Bespoke microgrids built with existing onsite energy sources like solar, diesel generators, and batteries face numerous challenges. Existing power sources must be retrofitted into a microgrid and must rely on third-party computer control systems to switch seamlessly from the main utility grid to the microgrid during a power outage. These require customized, therefore expensive, configurations.
However, modular fuel cell microgrids that are deployed at commercial and industrial facilities largely bypass these problems. “If you’re a commercial player, you could have 50 similar stores throughout the U.S.,” Asmus says. “So you deploy one and then go, ‘Wow, I love it.’ And because you have a huge portfolio, you can replicate and finance them easier.”
With fuel cells providing an always-on, reliable energy foundation, businesses can also add intermittent resources like solar, wind, and hydro without worrying about tapping the grid for power on cloudy or windless days. In the case of Bloom’s modular fuel cell units, a company can always add more energy capacity as its business and its energy needs grow.
Says Asmus: The scalability of the approach allows investors to “feel more comfortable.”
“If you’re a commercial player, you could have 50 similar stores throughout the U.S. So you deploy one and then go, ‘Wow, I love it.’ And because you have a huge portfolio, you can replicate and finance them easier.”
That explains the journey to microgrid adoption by Northeast grocery chain Stop & Shop. In 2014 and 2015, the grocery giant adopted Bloom’s microgrids at two locations, in part to meet its Better Neighbor Promise to reduce its carbon footprint by 20%.
A couple of years later, when a record snowstorm hit the Northeast, the company’s fuel cell–powered locations were among the few grocery stores to remain open. That allowed Stop & Shop to not only serve the public but also spare itself from having to throw away hundreds of thousands of dollars in meats, produce, and dairy, as grocers are required to toss out perishables after four hours without power. Even stores with diesel generator backups couldn’t stay open because their fuel supply ran out and delivery trucks couldn’t get through the snow.
Stop & Shop realized its fuel cells were supplying not just low carbon power, but weather resiliency. It then placed an order to provision 40 more stores with Bloom’s microgrids.
Resilience shouldn’t come at the expense of clean energy goals
Fuel sources in microgrids range from zero emissions to low emissions to diesel, with diesel being one of the dirtiest and most common fuels used for backup generators. Experts see the latter as counterproductive to the overall carbon reduction goals of local regions and nation states.
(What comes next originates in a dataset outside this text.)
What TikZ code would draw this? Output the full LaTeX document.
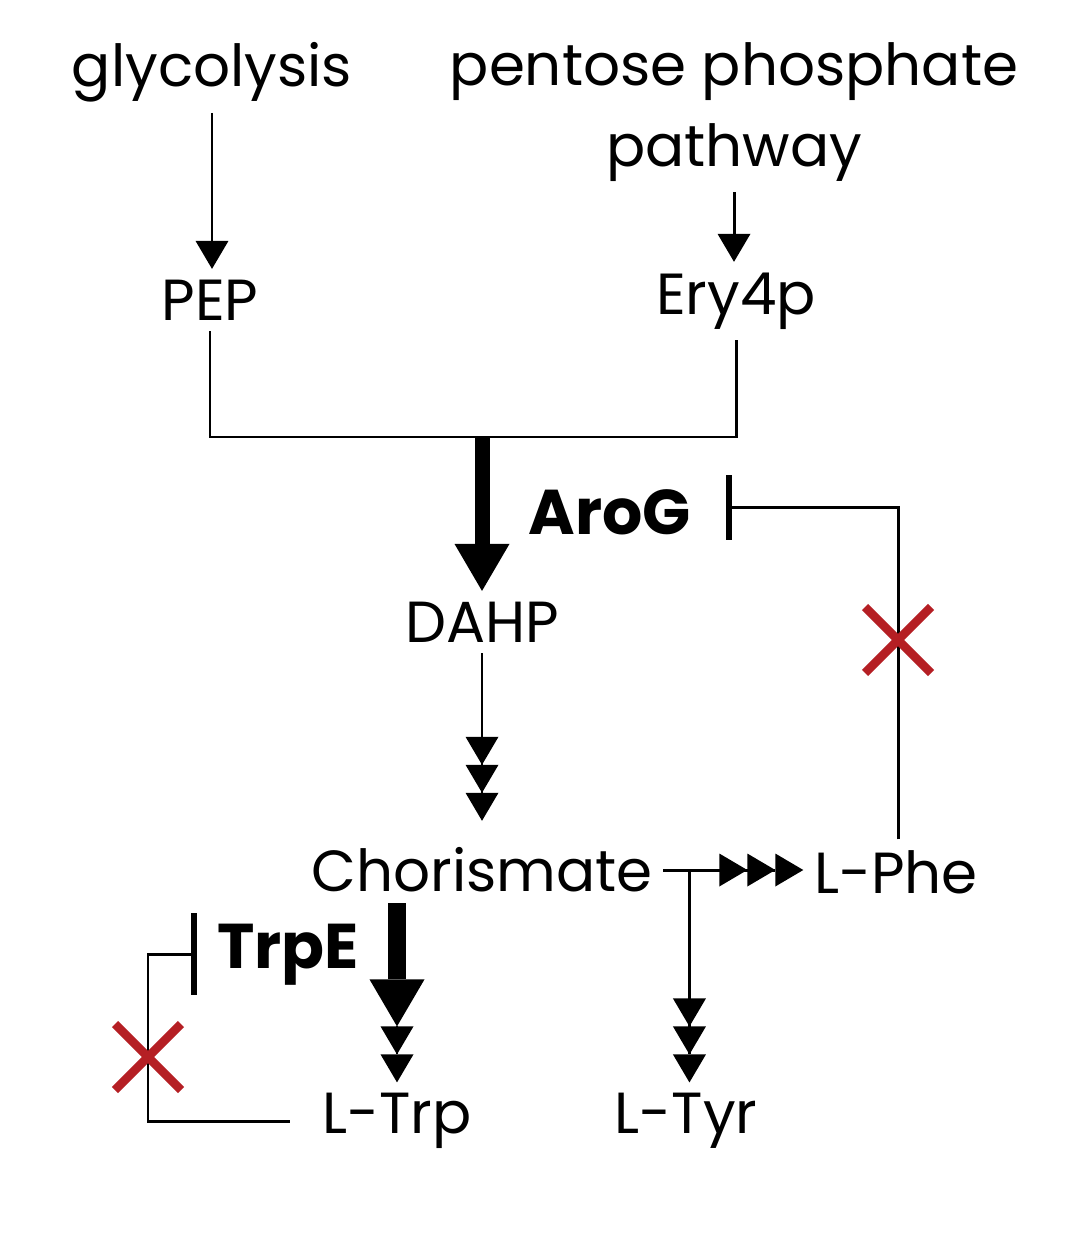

“We have three bills coming due,” says Alexandra von Meier, an adjunct professor of electrical engineering at UC Berkeley and director of the California Institute for Energy and Environment’s Electric Grid Program. “The first is the damage from climate change. The second is making investments in energy resilience in the face of climate change. The third is preventing further climate change from happening. So if we’re going to spend billions of dollars, let’s spend it in a way that meets more than one of these goals.”